Walk for Life draws thousands in Manila
MANILA — Catholics and other Christian groups converged at the nation’s capital for a prayer rally at pre-dawn Saturday.
With the nation reeling from widespread drug-related violence, speakers at Walk for Life spoke of the challenges Filipinos are facing.
Mrs. Zenaida Capistrano, president of the Council of the Laity of the Philippines, said the rally wanted to demonstrate that life is sacred.
“Life is just borrowed from God, it must be cared for most of the time,” Capistrano said.
“Let’s hope that our walking would lead us to a path of understanding and the fulfillment of our goals,” she said.
Thousands of lay people rallied at the Quirino Grandstand, pressing for an end to extrajudicial killings and to oppose the reimposition of death penalty.
A sea of white shirts, hallmark of the pro-life movement, took over the area and filled it with prayers along with some bishops, priests, and religious men and women.
The CLP, founded in 1950, includes a coalition of diocesan and national lay organizations and movements and has been serving as the strong arm of the Church for lay apostolate.
With their calls for prayer and unity, speakers generally focused on spiritual rather political solutions to the nation’s problems.
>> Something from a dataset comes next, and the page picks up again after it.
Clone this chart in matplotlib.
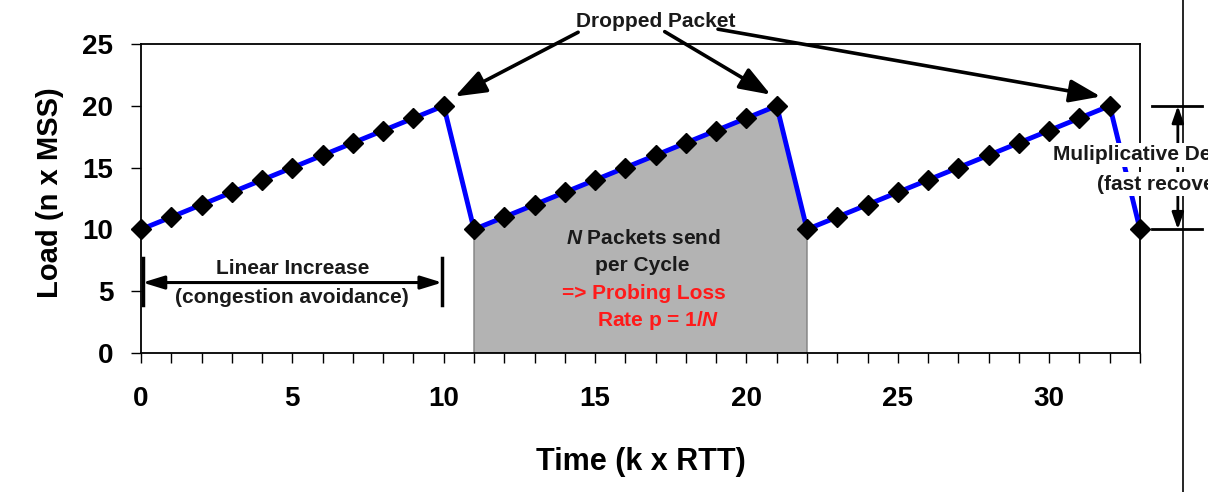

The event had been encouraged by the Catholic Bishops’ Conference of the Philippines.
Rallyists walked around the area of the grandstand, praying the rosary while carrying banners and placards with the words “No to extrajudicial killings” and “No to death penalty”.
Some students’ sign read, “Yes to life, no to culture of death,” while another poster said, “Thou shall not kill”. “Defend life,” proclaimed a banner of the Knights of Columbus.
Organizers claimed around 20,000 people attended the prayer rally from at least 21 Catholic dioceses in Luzon and from other Christian churches.
Archbishop Socrates Villegas, CBCP President, said it is encouraging that many people are taking a stand with the issues the country is facing.
“The outcome was unexpected. We wanted this big but we did not expect that many people will come,” Villegas said.
“It means that there’s a need that they would want to express themselves. These people were not forced to join. It’s early in the morning and many come from far places,” he said.
Organizers said among the participants come from as far as the Mountain province, Cabanatuan, Nueva Ecija and Batangas.